Computational multiscale methods such as the FE2 technique (Feyel, 1999) come along with large demands in both CPU time and memory. In order to significantly reduce the computational cost of multiscale methods the authors recently proposed a hybrid computational homogenization method for visco-plastic materials using a reduced basis approach in a mixed variational formulation (Fritzen and Leuschner, 2013). In the present contribution two extensions of the method are introduced: First, the previous proposal is extended by allowing for heterogeneous hardening variables instead of piecewise constant fields. This leads to an improved accuracy of the method. Second, a massively parallel GPU implementation of the algorithm using Nvidia’s CUDA framework is presented. The GPU subroutines for the batched linear algebraic operations are integrated into a specialized library in order to facilitate its use. The impact of the heterogeneous hardening states on the accuracy and the performance gains obtained from the dedicated GPU implementation are illustrated by means of numerical examples. An overall speedup in the order of 104 with respect to a high performance finite element implementation is achieved while preserving good accuracy of the predicted nonlinear material response.

Introduction

Modern engineering mechanics simulations are dedicated to the prediction of the mechanical behavior of advanced materials. New types of lightweight construction materials, e.g. fiber reinforced composites in aircraft industry, seem to be homogeneous from a macroscopic point of view although they display strong heterogeneities on smaller scales. These inhomogeneities on the microscale influence the effective macroscopic mechanical behavior. The determination of the effective material properties, based on evaluations on the microscale, is called homogenization. The underlying analytical theory is well-documented by a huge body of literature (see, e.g., the compendium of Nemat-Nasser and Hori  [1]). However, analytical methods have their limitations for increasing geometric complexity of the microstructure and when it comes to accurate predictions of nonlinear material behavior.

The fast-growing information technology sector and the attendant increasing computing capacities gave rise to the development of appropriate tools in the field of computer assisted mechanical simulations. Especially the well-known finite element method (FEM, e.g., Bathe, [2]) has been proven to be a powerful tool in computer aided engineering. The use of a nested FEM approach for homogenization problems was introduced by Feyel  [3] in terms of the nested finite element method FEp. Thereby, a discretized microstructure is assigned to every integration point on the macroscale and solved numerically using an individual FEM simulation. However, this method results in massive computational effort and tremendous memory requirements, even for two-dimensional problems.

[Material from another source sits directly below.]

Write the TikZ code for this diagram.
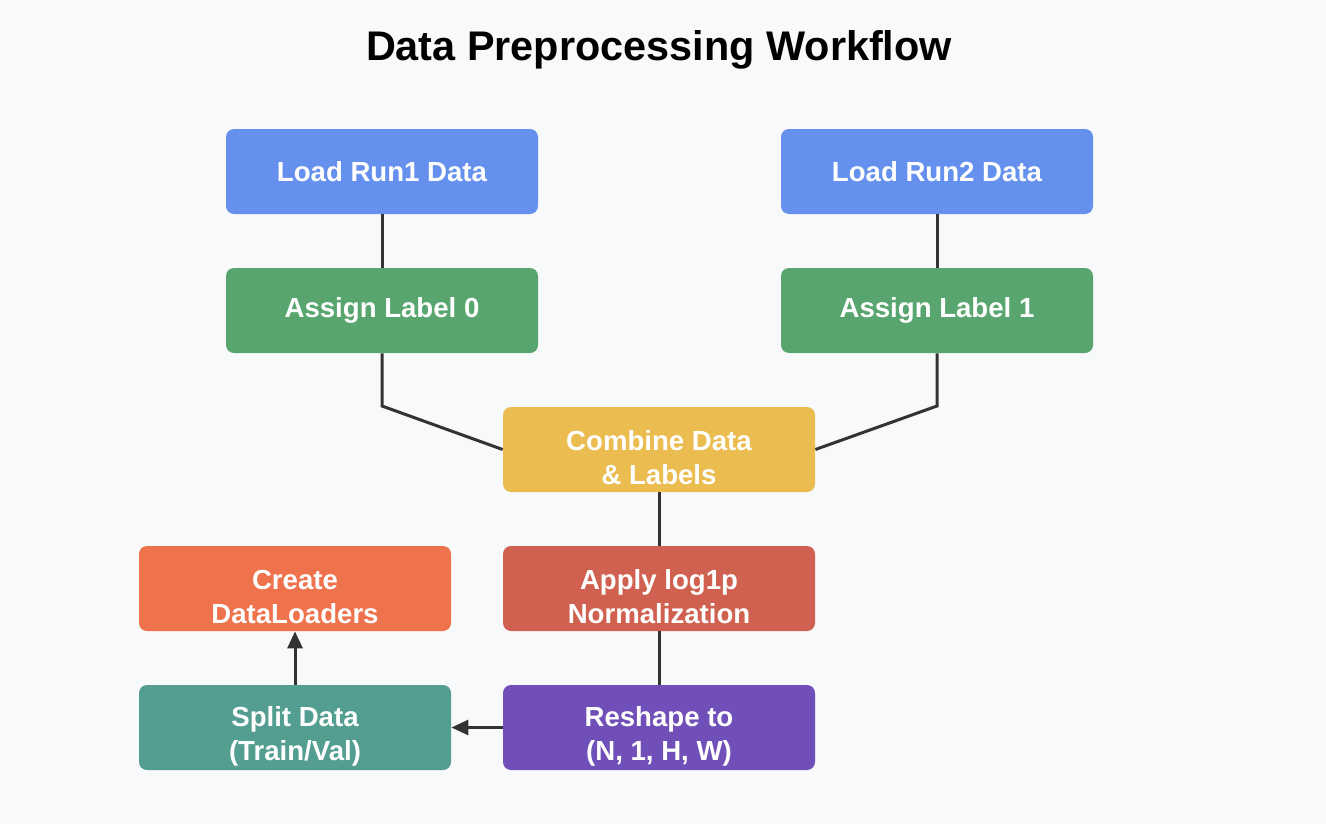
\documentclass[tikz,border=0pt]{standalone}
\usepackage{fontspec}
\setmainfont{Liberation Sans}
\usetikzlibrary{arrows.meta}

\definecolor{bgcol}{HTML}{F8F9FA}
\definecolor{linecol}{HTML}{333333}
\definecolor{loadcol}{HTML}{6690EE}
\definecolor{labelcol}{HTML}{58A56F}
\definecolor{combinecol}{HTML}{EBBC50}
\definecolor{normcol}{HTML}{D06050}
\definecolor{reshapecol}{HTML}{7050B8}
\definecolor{splitcol}{HTML}{539E91}
\definecolor{loadercol}{HTML}{EE724C}

% pushes the first of two lines down a little
\newcommand{\firstline}{\rule{0pt}{18.5pt}}

\begin{document}
\begin{tikzpicture}[
        x=0.5pt, y=-0.5pt,
        box/.style={
            rounded corners=4pt,
            minimum width=156pt,
            minimum height=42.5pt,
            inner ysep=1pt,
            text=white,
            align=center,
            font=\fontsize{13.8}{17}\selectfont\bfseries
        },
        link/.style={draw=linecol, line width=1.5pt},
        arrow/.style={link, -{Triangle[length=8.5pt,width=7.5pt]}}
    ]
            \fill[bgcol] (0,0) rectangle (1326,824);
            \useasboundingbox (0,0) rectangle (1326,824);

            \node[
                font=\fontsize{20.7}{24}\selectfont\bfseries,
                name=title
            ] at (659,50) {Data Preprocessing Workflow};

            \node[
                box,
                fill=loadcol,
                name=load1
            ] at (382,171.5) {Load Run1 Data};
            \node[
                box,
                fill=loadcol,
                name=load2
            ] at (937,171.5) {Load Run2 Data};

            \node[
                box,
                fill=labelcol,
                name=assign0
            ] at (382,310.5) {Assign Label 0};
            \node[
                box,
                fill=labelcol,
                name=assign1
            ] at (937,310.5) {Assign Label 1};

            \node[
                box,
                fill=combinecol,
                name=combine
            ] at (659,449.5) {\firstline Combine Data\\\& Labels};

            \node[
                box,
                fill=normcol,
                name=norm
            ] at (659,588.5) {\firstline Apply log1p\\Normalization};

            \node[
                box,
                fill=reshapecol,
                name=reshape
            ] at (659,727.5) {\firstline Reshape to\\(N, 1, H, W)};

            \node[
                box,
                fill=splitcol,
                name=split
            ] at (295,727.5) {\firstline Split Data\\(Train/Val)};

            \node[
                box,
                fill=loadercol,
                name=loaders
            ] at (295,588.5) {\firstline Create\\DataLoaders};

            \coordinate (bend0) at (382,406);
            \coordinate (bend1) at (937,406);

            \draw[link] (load1) -- (assign0);
            \draw[link] (load2) -- (assign1);

            \draw[link] (assign0) -- (bend0) -- (combine.west);
            \draw[link] (assign1) -- (bend1) -- (combine.east);

            \draw[link] (combine) -- (norm);
            \draw[link] (norm) -- (reshape);

            \draw[arrow] (reshape) -- (split);
            \draw[arrow] (split) -- (loaders);
        \end{tikzpicture}
\end{document}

The unacceptable computational cost of FEp solutions gave rise to the development of reduced models, namely the Transformation Field Analysis (TFA, Dvorak and Benveniste [4]) and its successor, the Nonuniform Transformation Field Analysis (NTFA, [5], [6], [7], [8]). The key idea of the NTFA is the approximation of the inelastic strain field using a finite-dimensional, spatially heterogeneous basis, denoted by inelastic modes. The number of degrees of freedom of the reduced problem refers to the number of mode activity coefficients which represent effective (macroscopic) internal variables. Usually this number is several magnitudes smaller than it is in the case of a full-field FEM simulation which reveals the computational efficiency of the method. In its original form  [5], [6], the NTFA determined the evolution of the mode activity based on a semi-phenomenological law. Besides giving good accuracy in comparison with full-field simulations, the simplicity of the evolution law is the bottleneck of the NTFA, limiting its field of application to rather simple material models. The NTFA differs from other well-established model order reduction methods such as the hyperreduction  [9], [10] or the proper generalized decomposition (PGD, e.g., [11]) due to the consideration of the micromechanics in the reduced basis formulation.

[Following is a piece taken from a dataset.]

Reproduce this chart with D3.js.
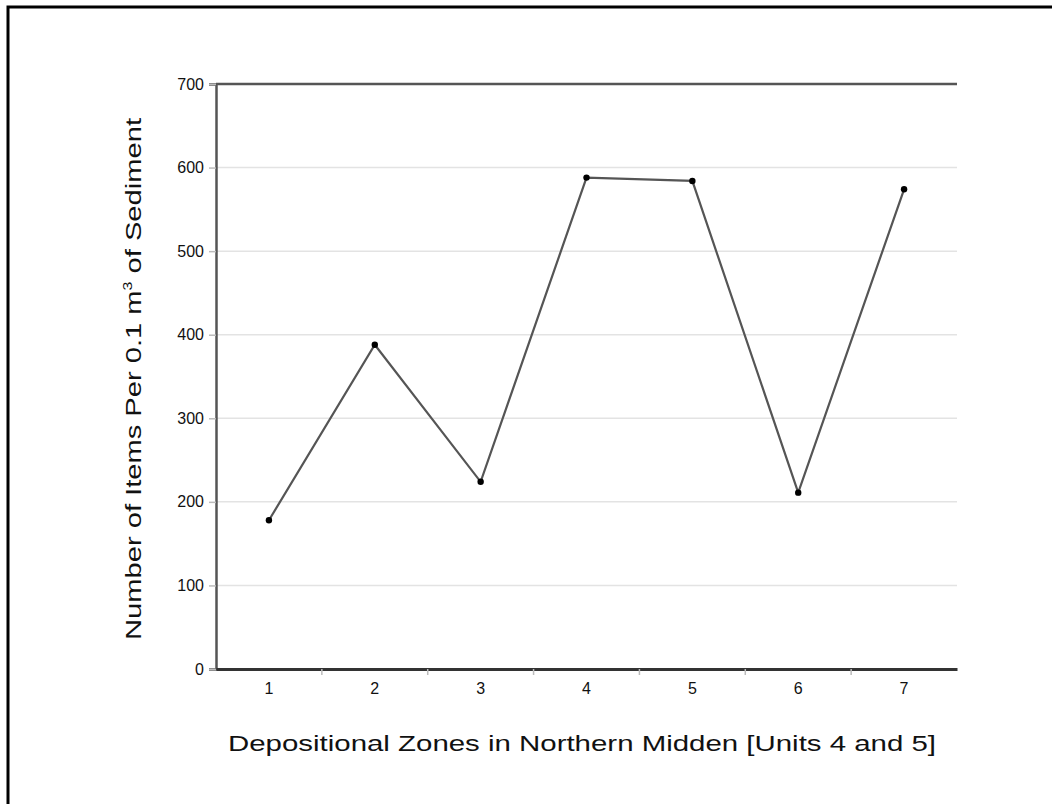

In order to overcome the limitations of former implementations of the NTFA, Fritzen and Böhlke  [12] proposed a technique for the evolution of the mode activity coefficients of viscoelastic composites, based on the exact homogenization of the macroscopic free energy and the dissipation. Thereby, the prior drawbacks due to the semi-phenomenological approach could be eliminated. The extension recently presented by Fritzen and Leuschner  [13] can eliminate the restriction to rather simple material models on the microscale, which was a major drawback of the NTFA. In the new method the constitutive models on the microscale may be chosen from the class of Generalized Standard Materials (GSM,  [14], [15], [16]) in a unified framework. The resulting reduced order homogenization method is suitable for many real world applications. It does no longer incorporate any phenomenological assumptions regarding the evolution of the mode activity coefficients. The latter now stems from a mixed incremental multiscale formulation derived from the incremental variational approach of Ortiz and Stainier  [17] and incorporating ideas of, e.g.,  [18]. The mixed incremental variational approach was found to give accurate results by the referred authors. However, the exceptional computational efficiency of the NTFA that allowed for savings up to 1010 reduces to computational savings in the range of 102. The increase in the computational effort is due to large numbers of rather simple function evaluations that have to be conducted on the microscopic level repeatedly. More precisely, the free energy and the dual dissipation potential and their gradients have to be evaluated at each microscopic position in each iteration of the time integration procedure. In addition to this, small sized linear algebraic operations such as matrix multiplications are required after each of these function calls which results in a considerable overall computational cost even though the algorithmic complexity of the individual operations is negligible.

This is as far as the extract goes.